┏━━
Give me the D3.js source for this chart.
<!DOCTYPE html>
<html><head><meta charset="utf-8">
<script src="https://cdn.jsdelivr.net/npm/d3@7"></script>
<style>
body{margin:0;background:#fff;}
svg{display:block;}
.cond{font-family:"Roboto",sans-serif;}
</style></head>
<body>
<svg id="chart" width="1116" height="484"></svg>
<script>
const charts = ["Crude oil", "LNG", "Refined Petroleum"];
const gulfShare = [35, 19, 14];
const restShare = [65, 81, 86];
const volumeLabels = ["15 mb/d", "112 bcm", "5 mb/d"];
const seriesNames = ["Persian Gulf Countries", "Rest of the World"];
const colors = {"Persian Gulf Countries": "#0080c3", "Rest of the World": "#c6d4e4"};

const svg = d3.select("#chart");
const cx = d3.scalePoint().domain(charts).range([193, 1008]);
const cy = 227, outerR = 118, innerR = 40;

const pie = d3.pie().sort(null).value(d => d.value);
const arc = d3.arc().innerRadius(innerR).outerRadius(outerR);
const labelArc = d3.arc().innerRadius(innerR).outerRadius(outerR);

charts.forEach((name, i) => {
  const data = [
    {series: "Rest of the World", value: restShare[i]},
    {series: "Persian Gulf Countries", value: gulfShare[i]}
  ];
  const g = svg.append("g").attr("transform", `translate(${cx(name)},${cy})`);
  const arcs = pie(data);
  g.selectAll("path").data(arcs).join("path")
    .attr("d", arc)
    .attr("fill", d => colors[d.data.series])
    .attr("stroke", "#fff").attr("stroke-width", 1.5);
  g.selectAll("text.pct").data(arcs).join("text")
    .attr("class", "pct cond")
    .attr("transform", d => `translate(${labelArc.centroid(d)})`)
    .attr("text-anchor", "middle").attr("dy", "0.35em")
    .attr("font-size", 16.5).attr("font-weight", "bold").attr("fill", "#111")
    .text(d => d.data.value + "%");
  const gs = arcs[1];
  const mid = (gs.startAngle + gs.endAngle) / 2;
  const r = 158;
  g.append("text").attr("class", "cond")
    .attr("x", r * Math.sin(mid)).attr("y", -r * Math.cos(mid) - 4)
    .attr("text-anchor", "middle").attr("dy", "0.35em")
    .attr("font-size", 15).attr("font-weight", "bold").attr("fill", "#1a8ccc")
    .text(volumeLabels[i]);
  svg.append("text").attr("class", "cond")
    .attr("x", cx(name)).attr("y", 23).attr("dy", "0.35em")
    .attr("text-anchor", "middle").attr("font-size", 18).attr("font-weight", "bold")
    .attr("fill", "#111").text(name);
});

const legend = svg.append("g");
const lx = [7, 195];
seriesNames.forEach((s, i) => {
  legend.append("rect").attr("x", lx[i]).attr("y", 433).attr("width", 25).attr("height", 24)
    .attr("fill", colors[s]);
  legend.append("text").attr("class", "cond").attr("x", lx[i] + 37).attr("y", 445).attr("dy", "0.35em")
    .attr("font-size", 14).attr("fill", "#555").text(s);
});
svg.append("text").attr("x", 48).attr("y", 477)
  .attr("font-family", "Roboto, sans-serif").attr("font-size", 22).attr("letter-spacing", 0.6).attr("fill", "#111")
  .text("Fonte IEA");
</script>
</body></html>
┗━━
Task instructions: Type the material above out again, exactly.

Written answer:
Give me the D3.js source for this chart.
<!DOCTYPE html>
<html><head><meta charset="utf-8">
<script src="https://cdn.jsdelivr.net/npm/d3@7"></script>
<style>
body{margin:0;background:#fff;}
svg{display:block;}
.cond{font-family:"Roboto",sans-serif;}
</style></head>
<body>
<svg id="chart" width="1116" height="484"></svg>
<script>
const charts = ["Crude oil", "LNG", "Refined Petroleum"];
const gulfShare = [35, 19, 14];
const restShare = [65, 81, 86];
const volumeLabels = ["15 mb/d", "112 bcm", "5 mb/d"];
const seriesNames = ["Persian Gulf Countries", "Rest of the World"];
const colors = {"Persian Gulf Countries": "#0080c3", "Rest of the World": "#c6d4e4"};

const svg = d3.select("#chart");
const cx = d3.scalePoint().domain(charts).range([193, 1008]);
const cy = 227, outerR = 118, innerR = 40;

const pie = d3.pie().sort(null).value(d => d.value);
const arc = d3.arc().innerRadius(innerR).outerRadius(outerR);
const labelArc = d3.arc().innerRadius(innerR).outerRadius(outerR);

charts.forEach((name, i) => {
  const data = [
    {series: "Rest of the World", value: restShare[i]},
    {series: "Persian Gulf Countries", value: gulfShare[i]}
  ];
  const g = svg.append("g").attr("transform", `translate(${cx(name)},${cy})`);
  const arcs = pie(data);
  g.selectAll("path").data(arcs).join("path")
    .attr("d", arc)
    .attr("fill", d => colors[d.data.series])
    .attr("stroke", "#fff").attr("stroke-width", 1.5);
  g.selectAll("text.pct").data(arcs).join("text")
    .attr("class", "pct cond")
    .attr("transform", d => `translate(${labelArc.centroid(d)})`)
    .attr("text-anchor", "middle").attr("dy", "0.35em")
    .attr("font-size", 16.5).attr("font-weight", "bold").attr("fill", "#111")
    .text(d => d.data.value + "%");
  const gs = arcs[1];
  const mid = (gs.startAngle + gs.endAngle) / 2;
  const r = 158;
  g.append("text").attr("class", "cond")
    .attr("x", r * Math.sin(mid)).attr("y", -r * Math.cos(mid) - 4)
    .attr("text-anchor", "middle").attr("dy", "0.35em")
    .attr("font-size", 15).attr("font-weight", "bold").attr("fill", "#1a8ccc")
    .text(volumeLabels[i]);
  svg.append("text").attr("class", "cond")
    .attr("x", cx(name)).attr("y", 23).attr("dy", "0.35em")
    .attr("text-anchor", "middle").attr("font-size", 18).attr("font-weight", "bold")
    .attr("fill", "#111").text(name);
});

const legend = svg.append("g");
const lx = [7, 195];
seriesNames.forEach((s, i) => {
  legend.append("rect").attr("x", lx[i]).attr("y", 433).attr("width", 25).attr("height", 24)
    .attr("fill", colors[s]);
  legend.append("text").attr("class", "cond").attr("x", lx[i] + 37).attr("y", 445).attr("dy", "0.35em")
    .attr("font-size", 14).attr("fill", "#555").text(s);
});
svg.append("text").attr("x", 48).attr("y", 477)
  .attr("font-family", "Roboto, sans-serif").attr("font-size", 22).attr("letter-spacing", 0.6).attr("fill", "#111")
  .text("Fonte IEA");
</script>
</body></html>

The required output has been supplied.